Champlin, Nathaniel Collection
Credit: Nathaniel Champlin Collection, Northeast Historic Film. Mission bell dune shack owned by the Champlin family. Provincetown, Massachusetts; 1976.
film (3538 ft) : si., col. ; Super 8
1969 – 1979
The collection consists of a total of 3,538 feet of amateur super 8mm film from the late 1960s-1970s, shot primarily by Nathaniel Champlin. The films document his family and neighbors who lived in the dune shacks in the Peaked Hill Bars Historic District of the Cape Cod National Seashore. They take place mostly in Provincetown, Massachusetts and include some footage taken in Newport, Rhode Island.
Coverage of family recreation includes boating, fishing, sailing, scuba diving, snorkeling, swimming, water skiing, and other summertime activities around Provincetown, Massachusetts.
Champlin recorded many aerial images of the dune shacks and the Cape Cod National Seashore, in addition to historical events such as the Newport, Rhode Island Tall Ships Festival held in 1976 to commemorate America’s Bicentennial.
Of particular interest are the reels documenting daily life in the Provincetown dune shacks and the rich history of the fishing community, such as the "Blessing of the Fleet" tradition.
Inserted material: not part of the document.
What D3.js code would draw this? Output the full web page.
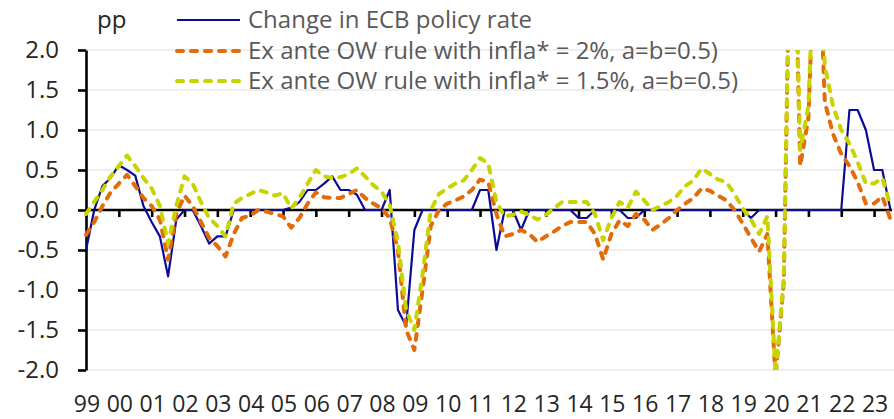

Nathaniel L. Champlin was born in Newport, Rhode Island in 1919. As a teenager, Nathaniel learned from John Howard Benson in his art studio and studied photography, eventually taking pictures for the yearbook in both high school and college. In 1939 he received his BA from Pratt Institute in Brooklyn.
During World War II he participated in the Italian Campaign and Anzio Invasion as a 2nd Lt. in the army. Under the GI Bill, Nathaniel received his Master's and Doctorate from Columbia University. He later became a Professor at Wayne State University College of Education in Detroit, and taught art and photography at Cranbook Art Academy.
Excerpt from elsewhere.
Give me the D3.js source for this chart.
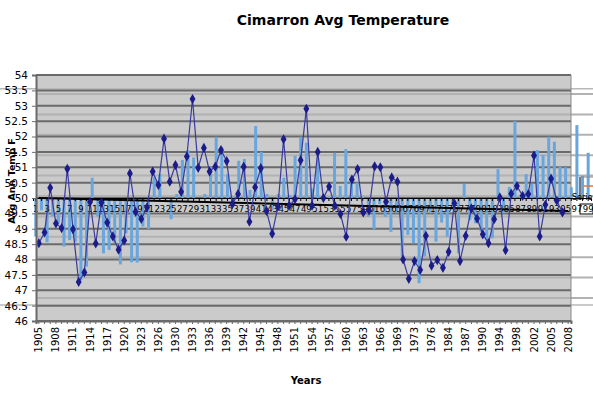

In 1948, while fishing with friends in the Peaked Hill Bars area of Cape Cod, Nathaniel discovered a shack which had been built in the early 1930s by Jake Loring, the operator of Loring’s Taxi, and carpenter Dominic Avila. Dominic had built the shack with wood salvaged from a 100-year old home he was paid to demolish in Truro, Massachusetts.
When Nathaniel purchased the shack from Dominic in 1953 it was derelict and he spent the next few years making repairs and salvaging building materials from houses that were being torn down in Brooklyn, NY. The shack became known as “Mission Bell” for a bell that Nathaniel obtained from a one-room schoolhouse in Michigan, and suspended on old telephone poles outside of their Cape Cod home.
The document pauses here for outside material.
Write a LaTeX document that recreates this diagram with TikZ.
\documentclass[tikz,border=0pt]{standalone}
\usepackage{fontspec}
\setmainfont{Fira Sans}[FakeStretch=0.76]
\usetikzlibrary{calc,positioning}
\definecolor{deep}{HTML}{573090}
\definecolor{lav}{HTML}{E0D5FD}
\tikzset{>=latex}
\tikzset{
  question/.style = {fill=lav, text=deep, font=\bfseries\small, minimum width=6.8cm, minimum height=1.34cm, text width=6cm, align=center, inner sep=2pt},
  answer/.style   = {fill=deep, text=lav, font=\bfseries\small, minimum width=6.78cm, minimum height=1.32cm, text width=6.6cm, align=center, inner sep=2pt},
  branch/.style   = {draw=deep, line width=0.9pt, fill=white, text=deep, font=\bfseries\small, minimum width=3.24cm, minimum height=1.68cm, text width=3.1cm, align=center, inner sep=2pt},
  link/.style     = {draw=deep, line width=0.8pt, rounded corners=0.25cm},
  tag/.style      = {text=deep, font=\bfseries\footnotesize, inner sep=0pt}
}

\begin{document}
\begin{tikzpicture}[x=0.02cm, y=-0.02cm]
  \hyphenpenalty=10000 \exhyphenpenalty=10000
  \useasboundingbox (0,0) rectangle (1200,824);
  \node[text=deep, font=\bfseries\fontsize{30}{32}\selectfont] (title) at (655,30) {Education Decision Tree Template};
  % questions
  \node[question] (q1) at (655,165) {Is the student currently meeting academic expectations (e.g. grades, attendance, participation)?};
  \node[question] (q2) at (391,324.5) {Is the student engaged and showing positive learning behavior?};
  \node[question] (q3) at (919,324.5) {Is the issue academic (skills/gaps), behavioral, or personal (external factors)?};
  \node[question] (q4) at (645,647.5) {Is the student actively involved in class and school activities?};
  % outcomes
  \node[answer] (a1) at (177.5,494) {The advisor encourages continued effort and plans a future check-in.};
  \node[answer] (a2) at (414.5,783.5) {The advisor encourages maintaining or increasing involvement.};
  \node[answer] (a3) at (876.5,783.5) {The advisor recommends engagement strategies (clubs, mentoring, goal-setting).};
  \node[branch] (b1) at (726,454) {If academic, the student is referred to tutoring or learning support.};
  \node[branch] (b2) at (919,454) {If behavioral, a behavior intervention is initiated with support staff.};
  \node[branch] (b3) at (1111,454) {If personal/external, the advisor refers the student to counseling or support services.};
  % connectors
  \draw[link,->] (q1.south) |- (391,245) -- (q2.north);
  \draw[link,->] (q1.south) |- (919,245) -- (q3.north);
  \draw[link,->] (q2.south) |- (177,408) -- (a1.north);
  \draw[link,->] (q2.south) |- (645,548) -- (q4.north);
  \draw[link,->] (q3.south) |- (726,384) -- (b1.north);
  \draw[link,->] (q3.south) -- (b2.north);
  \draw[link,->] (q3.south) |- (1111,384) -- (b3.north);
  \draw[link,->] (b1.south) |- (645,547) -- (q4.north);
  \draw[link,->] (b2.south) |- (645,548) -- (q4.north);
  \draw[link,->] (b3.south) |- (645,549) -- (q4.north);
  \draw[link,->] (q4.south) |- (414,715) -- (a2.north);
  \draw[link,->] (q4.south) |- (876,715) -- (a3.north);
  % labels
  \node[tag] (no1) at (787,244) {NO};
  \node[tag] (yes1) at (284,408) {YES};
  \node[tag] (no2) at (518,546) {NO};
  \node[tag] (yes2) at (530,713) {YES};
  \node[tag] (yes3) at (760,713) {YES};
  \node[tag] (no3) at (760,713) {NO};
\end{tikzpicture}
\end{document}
Nathaniel married Mildred Kautto Champlin and they had three children: Maia Champlin Peck, Andrea Champlin, and Paul Champlin. He began filming on super 8mm shortly after the birth of his son Paul. Over the next several decades, Nathaniel shot and edited many films which document his family's activities in Provincetown. He also made films on scuba diving and bottle collecting which were exhibited in schools and other educational settings.
Nathaniel died on March 16, 2015 at the age of 95, at which time his family still occupied the Mission Bell dune shack in Cape Cod.